WHAT THIS TASK INVOLVES >>
Using the material below, work out how many lines contain the word "draw". Reply with the number and nothing more.

SUPPLIED DATA >>
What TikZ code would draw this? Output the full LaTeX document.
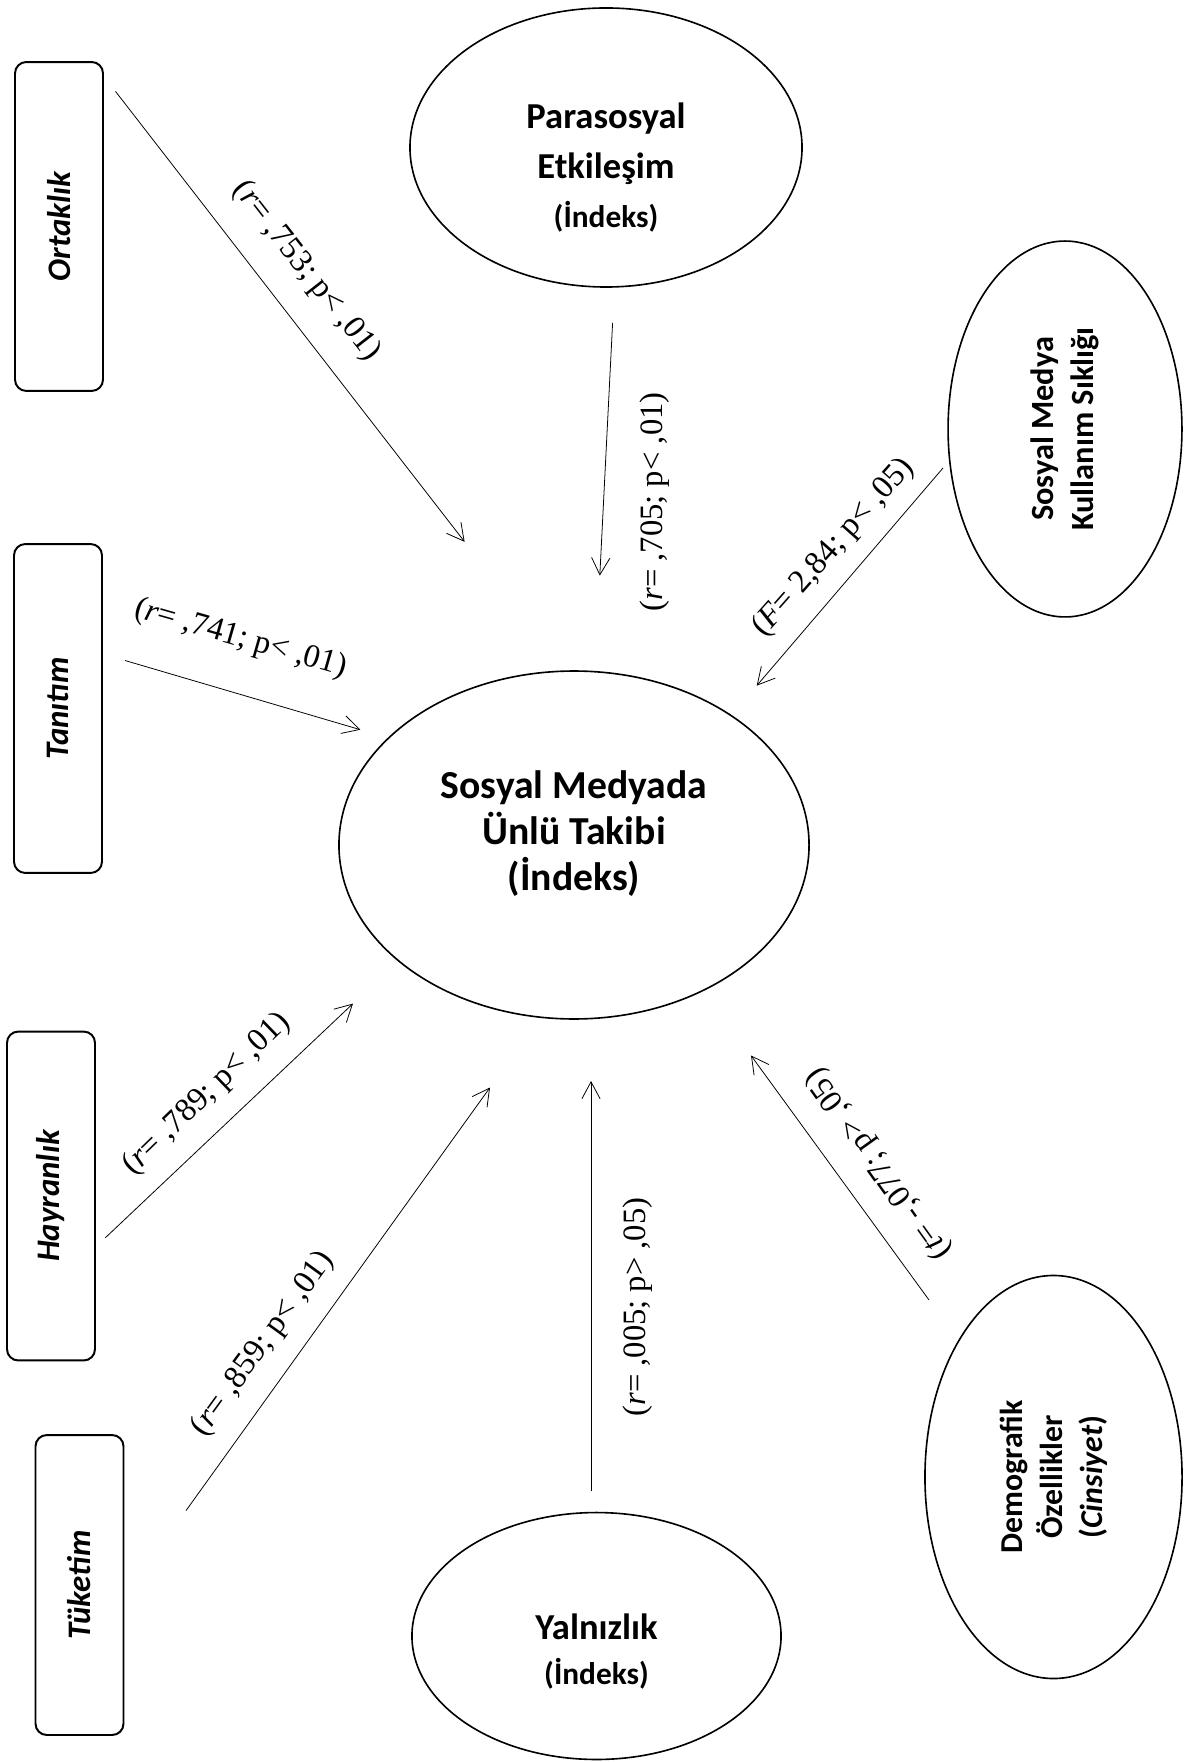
\documentclass[tikz,border=0pt]{standalone}
\usepackage{fontspec}
\setmainfont{Carlito}
\newfontfamily\timesfont{Liberation Serif}
\usetikzlibrary{arrows.meta,shapes.geometric}

\begin{document}
\begin{tikzpicture}[
  x=0.3831pt, y=-0.3831pt,
  box/.style={draw,line width=0.75pt,rounded corners=4.3pt,rotate=90,inner sep=0pt,minimum width=126pt,minimum height=33.7pt,font=\fontsize{12.6}{14}\selectfont\bfseries\itshape},
  oval/.style={draw,ellipse,line width=0.62pt,inner sep=0pt,align=center},
  lbl/.style={font=\timesfont\fontsize{12.5}{14}\selectfont,inner sep=0pt},
  arrow/.style={-{Straight Barb[length=6.5pt,width=7pt]},line width=0.3pt}
]
\useasboundingbox (0,0) rectangle (1183,1762);
\node[box] (ort) at (59,226.5) {Ortaklık};
\node[box] (tan) at (58,708.5) {Tanıtım};
\node[box] (hay) at (51,1196) {Hayranlık};
\node[box,minimum width=114.9pt] (tuk) at (79.5,1585) {Tüketim};
\node[oval,minimum width=150.2pt,minimum height=106.9pt,label={[align=center,yshift=-7.7pt,font=\fontsize{14}{19}\selectfont\bfseries]center:Parasosyal\\Etkileşim\\{\fontsize{12}{17}\selectfont(İndeks)}}] (para) at (606,147.5) {};
\node[oval,minimum width=180.1pt,minimum height=133.3pt,label={[align=center,yshift=4.3pt,font=\fontsize{15.2}{17.6}\selectfont\bfseries]center:Sosyal Medyada\\Ünlü Takibi\\(İndeks)}] (takip) at (574,845) {};
\node[oval,rotate=90,minimum width=144pt,minimum height=89.6pt,font=\fontsize{12.4}{15.3}\selectfont\bfseries] (smk) at (1065,429) {Sosyal Medya\\Kullanım Sıklığı};
\node[oval,rotate=90,minimum width=154.4pt,minimum height=98.5pt,font=\fontsize{12.2}{15.3}\selectfont\bfseries] (demo) at (1053.5,1477) {Demografik\\Özellikler\\(\textit{Cinsiyet})};
\node[oval,minimum width=141.4pt,minimum height=94.6pt,label={[align=center,yshift=-6pt,font=\fontsize{14}{17}\selectfont\bfseries]center:Yalnızlık\\{\fontsize{12}{17}\selectfont(İndeks)}}] (yal) at (596.5,1636) {};
\coordinate (ortS) at (115.5,91.4);
\coordinate (ortE) at (464.6,541.8);
\coordinate (paraS) at (612.6,322.8);
\coordinate (paraE) at (599.8,575.6);
\coordinate (smkS) at (943,468);
\coordinate (smkE) at (756.7,685.7);
\coordinate (tanS) at (125,660.5);
\coordinate (tanE) at (360.4,729.7);
\coordinate (hayS) at (105.3,1237.8);
\coordinate (hayE) at (353,1003.6);
\coordinate (tukS) at (186,1510.6);
\coordinate (tukE) at (490,1087.5);
\coordinate (yalS) at (591,1491);
\coordinate (yalE) at (591,1081);
\coordinate (demoS) at (929,1300);
\coordinate (demoE) at (751,1055.5);
\draw[arrow] (ortS) -- (ortE);
\draw[arrow] (paraS) -- (paraE);
\draw[arrow] (smkS) -- (smkE);
\draw[arrow] (tanS) -- (tanE);
\draw[arrow] (hayS) -- (hayE);
\draw[arrow] (tukS) -- (tukE);
\draw[arrow] (yalS) -- (yalE);
\draw[arrow] (demoS) -- (demoE);
\node[lbl,rotate=-52] (lort) at (306.6,271) {(\textit{r}= ,753; p< ,01)};
\node[lbl,rotate=90] (lpara) at (655,502) {(\textit{r}= ,705; p< ,01)};
\node[lbl,rotate=48.5] (lsmk) at (833.5,547.7) {(\textit{F}= 2,84; p< ,05)};
\node[lbl,rotate=-16] (ltan) at (240.7,638.7) {(\textit{r}= ,741; p< ,01)};
\node[lbl,rotate=44] (lhay) at (207,1094) {(\textit{r}= ,789; p< ,01)};
\node[lbl,rotate=54] (ltuk) at (263,1344) {(\textit{r}= ,859; p< ,01)};
\node[lbl,rotate=90] (lyal) at (638,1307) {(\textit{r}= ,005; p> ,05)};
\node[lbl,rotate=125.5] (ldemo) at (879,1164) {(\textit{t}= -,077; p> ,05)};
\end{tikzpicture}
\end{document}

WORKED ANSWER >>
11